Voix de la RDC : fierté et unité
Porte-parole de la délégation, le chef traditionnel Martin Lita Fambomo a rappelé les raisons du déplacement: saluer le souverain, accomplir des cérémonies ancestrales et prendre conseil. « Il fallait voir l’endroit où notre premier Makoko conclut l’alliance avec de Brazza », a-t-il martelé.
Satisfaction partagée, le représentant a salué la parfaite conservation du site et la bienveillance de la cour. Selon lui, chaque difficulté rencontrée en RDC trouve traditionnellement écho à Mbé, lieu de médiation où l’esprit du premier roi continue d’éclairer la communauté de valeur commune.
Les conseils de Makoko Michel Ganari
De retour sous le grand fromager du palais, Sa Majesté Makoko Michel Ganari a rassemblé ses hôtes pour une causerie empreinte de sagesse. Il a insisté sur la dignité du chef, sa responsabilité de préserver la terre ancestrale et de rejeter les facilités d’un enrichissement rapide.
« Le chef n’envie pas ce qui ne lui appartient pas », a-t-il répété d’une voix posée. Il a mis en garde contre la vente illégitime des terres, pratique selon lui stérile. Enfin, il a rappelé l’importance de respecter les jours sacrés du calendrier téké.

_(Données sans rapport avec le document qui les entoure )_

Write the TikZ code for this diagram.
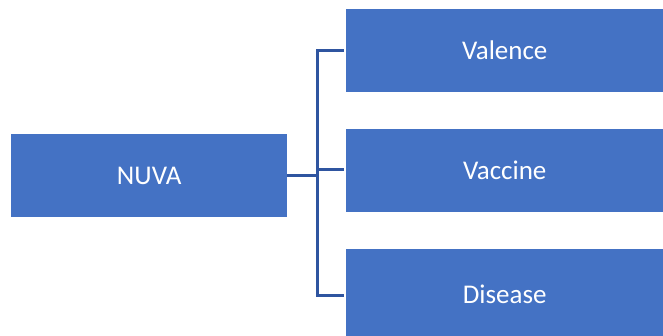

Avant la séparation, le souverain a exhorté tous les dignitaires, congolais comme rd-congolais, à demeurer « un et indivisibles ». Un souhait simple mais fort qui résonne particulièrement dans une région où la parenté ethnique traverse les frontières étatiques dessinées tardivement par la colonisation.
Un honneur international pour le souverain
Au terme de l’audience, un moment protocolaire a vu le Makoko recevoir une Attestation d’honneur remise par la commission communication du colloque international « Sur la route de l’histoire », consacré au 145ᵉ anniversaire du Traité. Le document venait au nom de Bélinda Ayessa, présidente d’honneur.
Quelques semaines plus tôt, lors de ce colloque, le roi s’était exprimé en vidéoconférence pour célébrer la paix et saluer le chef de l’État, Denis Sassou Nguesso, dont il a dit apprécier les efforts constants en faveur de la cohésion nationale et du développement harmonieux.
Recevant l’attestation, Michel Ganari a remercié « ma fille Bélinda » pour l’attention portée au mémorial Pierre-Savorgnan-de-Brazza, souhaitant que le site rayonne encore davantage. Il a réitéré ses félicitations au président, convaincu que « sans paix, aucune activité ne peut prospérer ».
Jeunesse connectée, tradition partagée
Le message n’a pas échappé aux jeunes présents, nombreux à filmer la scène pour TikTok et WhatsApp. Entre deux stories, certains confiaient voir en cette harmonie institutionnelle un exemple de concertation entre modernité et tradition, susceptible d’inspirer les quartiers urbains.
Au-delà des discours, la stèle restaurée et la ferveur des rituels devraient renforcer l’attractivité touristique du couloir Djoué-Léfini. Les autorités locales envisagent d’aménager un circuit historique reliant Mbé, le mémorial de Brazzaville et les villages tékés frontaliers, pour encourager l’économie communautaire.
Diplomatie culturelle et avenir régional
En repartant, les dignitaires ont promis de revenir lors des prochaines fêtes royales, emportant calebasses sacrées et chants gravés sur smartphones. Leur séjour, discret mais dense, illustre la diplomatie culturelle capable de consolider les liens entre les peuples et d’ancrer la paix dans le quotidien.
À l’heure où l’Afrique centrale multiplie les initiatives de coopération régionale, cet épisode rappelle que les alliances ancestrales peuvent compléter les accords institutionnels et offrir aux jeunes générations un socle identitaire partagé.